There is a line in $\mathbb{P^2}$ not passing through any of a finite collection of points

Question

I'm working on Fulton's Algebraic Curves and having a little bit of trouble with an exercise from Chapter 4 on projective varieties (4.25). The question is as follows:

Let $P = [x:y:z] \in \mathbb{P}^2$

(a) Show that $\{(a,b,c) \in \mathbb{A}^3| ax+by+cz = 0\}$ is a a hyperplane in $\mathbb{A}^3$

This part seems easy since we can take the hyperplane $\mathcal{Z}_a(xX+yY+zZ)$ (where $\mathcal{Z}_a$ denotes the affine zero set of a polynomial) and this is visibly equal to the set of points in $\mathbb{A}^3$ with the desired property.

(b) Show that for any finite set of points in $\mathbb{P}^2$, there is a line not passing through any of them.

This is the part I'm confused about. I can see how the defining polynomials of the hyperplanes in $\mathbb{A}^3$ from (a) define lines in $\mathbb{P}^2$ but I don't see how to apply that to this problem. Any help or hints would be appreciated.

Edit: Thanks for the helpful answer and comment. I think Fulton probably means to assume an infinite field of characteristic $0$.

Answer 1

I’m assuming the base field is infinite, otherwise it can be a little trickier to state. This is equivalent to the statement: for any $p_1,\ldots,p_s \in \mathbb{A}^3 \backslash \{0\}$, there are $a,b,c \in k$ such that $(a,b,c) \cdot p_i \neq 0$ for each $i$ (a line of $\mathbb{P}^2$ is a plane of $\mathbb{A}^3$).

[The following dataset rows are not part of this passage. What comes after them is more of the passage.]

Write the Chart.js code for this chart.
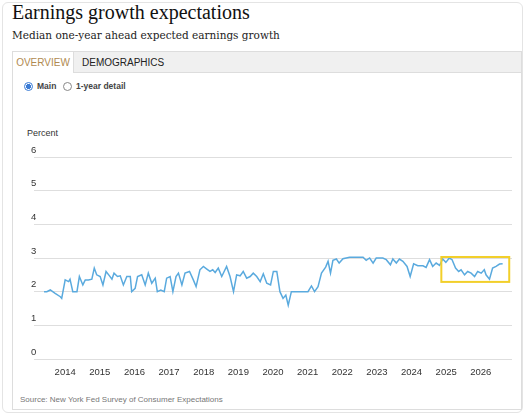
<!DOCTYPE html>
<html>
<head>
<meta charset="utf-8">
<script src="https://cdn.jsdelivr.net/npm/chart.js@4"></script>
<style>
  body { margin: 0; width: 525px; height: 415px; background: #fff; position: relative; overflow: hidden; font-family: "Liberation Sans", Arial, sans-serif; }
  .frame { position: absolute; left: 2px; top: 2px; width: 519px; height: 409px; border: 1px solid #e4e4e4; border-radius: 6px; }
  .title { position: absolute; left: 12px; top: 1px; font: 20px "Liberation Serif", "DejaVu Serif", serif; color: #111; }
  .sub { position: absolute; left: 12px; top: 29px; font: 10.5px "DejaVu Serif", serif; color: #222; }
  .panel { position: absolute; left: 12px; top: 51px; width: 508px; height: 357px; border: 1px solid #ddd; }
  .tabs { position: absolute; left: 0; top: 0; width: 508px; height: 20px; background: #f0f0f0; border-bottom: 1px solid #ddd; }
  .tab1 { position: absolute; left: 0; top: 0; width: 60px; height: 21px; background: #fff; border-right: 1px solid #ddd; color: #b08a50; font-size: 10px; line-height: 21px; text-align: center; }
  .tab2 { position: absolute; left: 69px; top: 0; font-size: 10px; line-height: 21px; color: #222; }
  .radio { position: absolute; top: 29px; font-size: 8.5px; font-weight: bold; color: #444; }
  .dot { display: inline-block; width: 7px; height: 7px; border-radius: 50%; border: 1px solid #888; vertical-align: -2px; margin-right: 4px; }
  .on { border-color: #3a7bd5; background: radial-gradient(#3a7bd5 45%, #fff 55%); }
  .unit { position: absolute; left: 27px; top: 128px; font-size: 9px; color: #333; }
  .src { position: absolute; left: 20px; top: 395px; font-size: 8px; color: #777; }
  canvas { position: absolute; left: 0; top: 0; }
</style>
</head>
<body>
<div class="frame"></div>
<div class="title">Earnings growth expectations</div>
<div class="sub">Median one-year ahead expected earnings growth</div>
<div class="panel">
  <div class="tabs"><div class="tab1">OVERVIEW</div><div class="tab2">DEMOGRAPHICS</div></div>
  <div class="radio" style="left:11px"><span class="dot on"></span>Main</div>
  <div class="radio" style="left:50px"><span class="dot"></span>1-year detail</div>
</div>
<div class="unit">Percent</div>
<div class="src">Source: New York Fed Survey of Consumer Expectations</div>
<div style="position:absolute;left:0;top:0;width:525px;height:415px"><canvas id="chart"></canvas></div>
<script>
const dates = [
  2013.39, 2013.47, 2013.57, 2013.71, 2013.86, 2013.90, 2014.00, 2014.10, 2014.14, 2014.22,
  2014.34, 2014.41, 2014.51, 2014.58, 2014.67, 2014.77, 2014.84, 2014.91, 2015.01, 2015.09,
  2015.18, 2015.28, 2015.35, 2015.41, 2015.51, 2015.59, 2015.68, 2015.78, 2015.88, 2015.92,
  2016.02, 2016.09, 2016.21, 2016.31, 2016.40, 2016.50, 2016.60, 2016.66, 2016.76, 2016.86,
  2016.93, 2017.03, 2017.11, 2017.20, 2017.27, 2017.37, 2017.46, 2017.59, 2017.70, 2017.78,
  2017.89, 2017.99, 2018.09, 2018.18, 2018.26, 2018.33, 2018.42, 2018.52, 2018.66, 2018.76,
  2018.86, 2018.95, 2019.05, 2019.14, 2019.24, 2019.34, 2019.43, 2019.53, 2019.63, 2019.72,
  2019.82, 2019.93, 2020.01, 2020.11, 2020.20, 2020.29, 2020.37, 2020.44, 2020.53, 2020.68,
  2020.87, 2021.01, 2021.11, 2021.20, 2021.30, 2021.40, 2021.52, 2021.59, 2021.66, 2021.73,
  2021.83, 2021.91, 2022.02, 2022.21, 2022.41, 2022.60, 2022.69, 2022.79, 2022.89, 2022.98,
  2023.17, 2023.27, 2023.39, 2023.46, 2023.56, 2023.65, 2023.75, 2023.87, 2023.96, 2024.06,
  2024.18, 2024.33, 2024.42, 2024.52, 2024.61, 2024.71, 2024.81, 2024.90, 2024.99, 2025.09,
  2025.17, 2025.27, 2025.36, 2025.43, 2025.53, 2025.62, 2025.72, 2025.82, 2025.91, 2026.01,
  2026.10, 2026.15, 2026.25, 2026.34, 2026.44, 2026.54, 2026.63
];
const growth = [
  2.00, 2.00, 2.05, 1.95, 1.85, 1.80, 2.35, 2.30, 2.37, 2.00,
  2.00, 2.45, 2.20, 2.35, 2.35, 2.37, 2.70, 2.50, 2.45, 2.20,
  2.60, 2.47, 2.37, 2.55, 2.45, 2.47, 2.20, 2.45, 2.45, 2.00,
  2.10, 2.45, 2.50, 2.20, 2.55, 2.25, 2.40, 2.00, 2.05, 2.00,
  2.40, 2.45, 2.00, 2.45, 2.55, 2.20, 2.55, 2.60, 2.35, 2.15,
  2.65, 2.75, 2.67, 2.60, 2.65, 2.57, 2.70, 2.45, 2.75, 2.45,
  2.00, 2.50, 2.47, 2.60, 2.40, 2.45, 2.55, 2.45, 2.30, 2.53,
  2.25, 2.20, 2.60, 2.60, 2.00, 1.80, 1.90, 1.60, 2.00, 2.00,
  2.00, 2.00, 2.17, 2.00, 2.15, 2.55, 2.73, 2.90, 2.55, 2.93,
  2.97, 2.85, 2.98, 3.02, 3.02, 3.02, 2.93, 3.00, 2.85, 3.00,
  3.00, 2.95, 2.80, 2.97, 2.85, 2.97, 2.90, 2.75, 2.45, 2.83,
  2.77, 2.77, 2.72, 2.95, 2.75, 2.85, 2.78, 2.97, 2.87, 3.00,
  2.95, 2.70, 2.60, 2.65, 2.50, 2.60, 2.55, 2.45, 2.60, 2.55,
  2.65, 2.50, 2.37, 2.70, 2.75, 2.82, 2.83
];
const yearTicks = [2014, 2015, 2016, 2017, 2018, 2019, 2020, 2021, 2022, 2023, 2024, 2025, 2026];
const boxFrom = [2024.86, 3.03];
const boxTo = [2026.82, 2.29];

// yellow highlight rectangle, placed through the chart scales
const highlight = {
  id: 'highlight',
  afterDatasetsDraw(chart) {
    const x = chart.scales.x, y = chart.scales.y, ctx = chart.ctx;
    const x0 = x.getPixelForValue(boxFrom[0]), x1 = x.getPixelForValue(boxTo[0]);
    const y0 = y.getPixelForValue(boxFrom[1]), y1 = y.getPixelForValue(boxTo[1]);
    ctx.save();
    ctx.strokeStyle = '#f2cf2a';
    ctx.lineWidth = 2;
    ctx.strokeRect(x0, y0, x1 - x0, y1 - y0);
    ctx.restore();
  }
};

new Chart(document.getElementById('chart'), {
  type: 'line',
  data: {
    datasets: [{
      data: dates.map((d, i) => ({x: d, y: growth[i]})),
      borderColor: '#5aaade',
      borderWidth: 1.5,
      pointRadius: 0,
      tension: 0
    }]
  },
  plugins: [highlight],
  options: {
    responsive: true,
    maintainAspectRatio: false,
    animation: false,
    layout: {padding: {left: 34, right: 13, top: 157, bottom: 36}},
    plugins: {legend: {display: false}, tooltip: {enabled: false}},
    scales: {
      x: {
        type: 'linear', min: 2013.1, max: 2026.9,
        afterBuildTicks: ax => { ax.ticks = yearTicks.map(v => ({value: v})); },
        afterFit: ax => { ax.height = 20; },
        grid: {display: false},
        border: {display: false},
        ticks: {color: '#333', font: {family: 'Liberation Sans', size: 9.5}, padding: 0, callback: v => String(v)}
      },
      y: {
        min: 0, max: 6,
        afterFit: ax => { ax.width = 0; },
        grid: {color: '#dedede', drawTicks: false},
        border: {display: false},
        ticks: {stepSize: 1, mirror: true, padding: -3, labelOffset: -7, color: '#333', font: {family: 'Liberation Sans', size: 9.5}}
      }
    }
  }
});
</script>
</body>
</html>
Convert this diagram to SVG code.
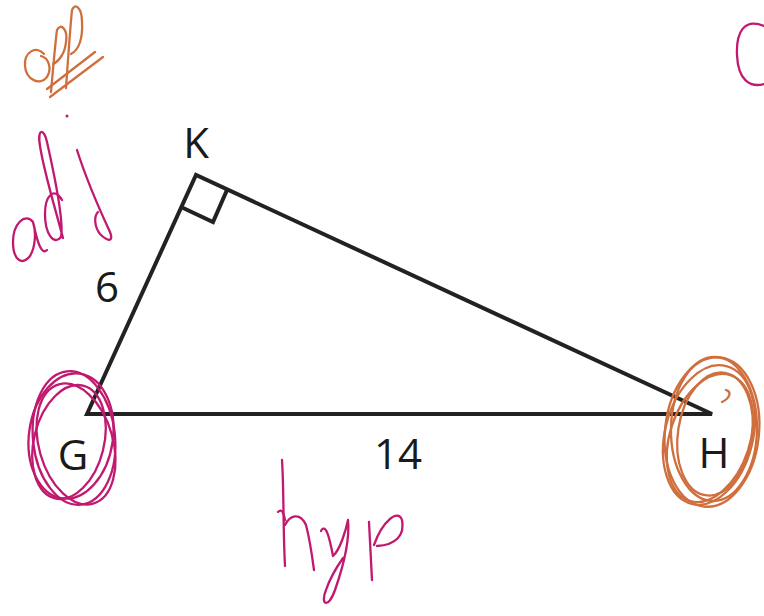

Write $p_i=(x_i,y_i,z_i)$. If the statement is false, then it means that the polynomial $P(X,Y,Z)=\prod_{i=1}^s{(x_iX+y_iY+z_iZ)}$ vanishes at every point, so is zero (as $k$ is infinite). This implies that one of its factors is zero, ie that some $p_i$ is zero.

Answer 2

It is sometimes conventient to think of the dual $\check{\mathbb P}^2$, which is a projective plane, whose points $l = [a_0, a_1, a_2] \in \check{\mathbb P}^2$ correspond to lines $$ L = \{[x_0, x_1, x_2] \,|\, a_0x_0 + a_1x_1 + a_2x_2 = 0\} \subset \mathbb P^2.$$ Conversely, a point $p = [x_0, x_1, x_2] \subset \mathbb P^2$ defines a line in the dual space, by $$ P = \{[a_0, a_1, a_2] \,|\, a_0 x_0 + a_1 x_1 + a_2 x_2 = 0\} \subset \check{\mathbb P}^2.$$ This is the set of all lines passing through $p$. So in this way, finitely many points $p_1, \dotsc, p_n$ define finitely many lines $P_1, \dotsc, P_n \subset \check{\mathbb P}^2,$ and any point $$ l \in \check{\mathbb P}^2 \setminus (P_1 \cup P_2 \cup \dotsb \cup P_n)$$ will define a line $L \subset \mathbb P^2$ which misses $p_1, \dotsc, p_n$. If $k$ is infinite of characteristic $0$ (e.g. $k = \mathbb C$), then there are many points $l$ not lying on the finitely many lines $P_1, \dotsc, P_n$.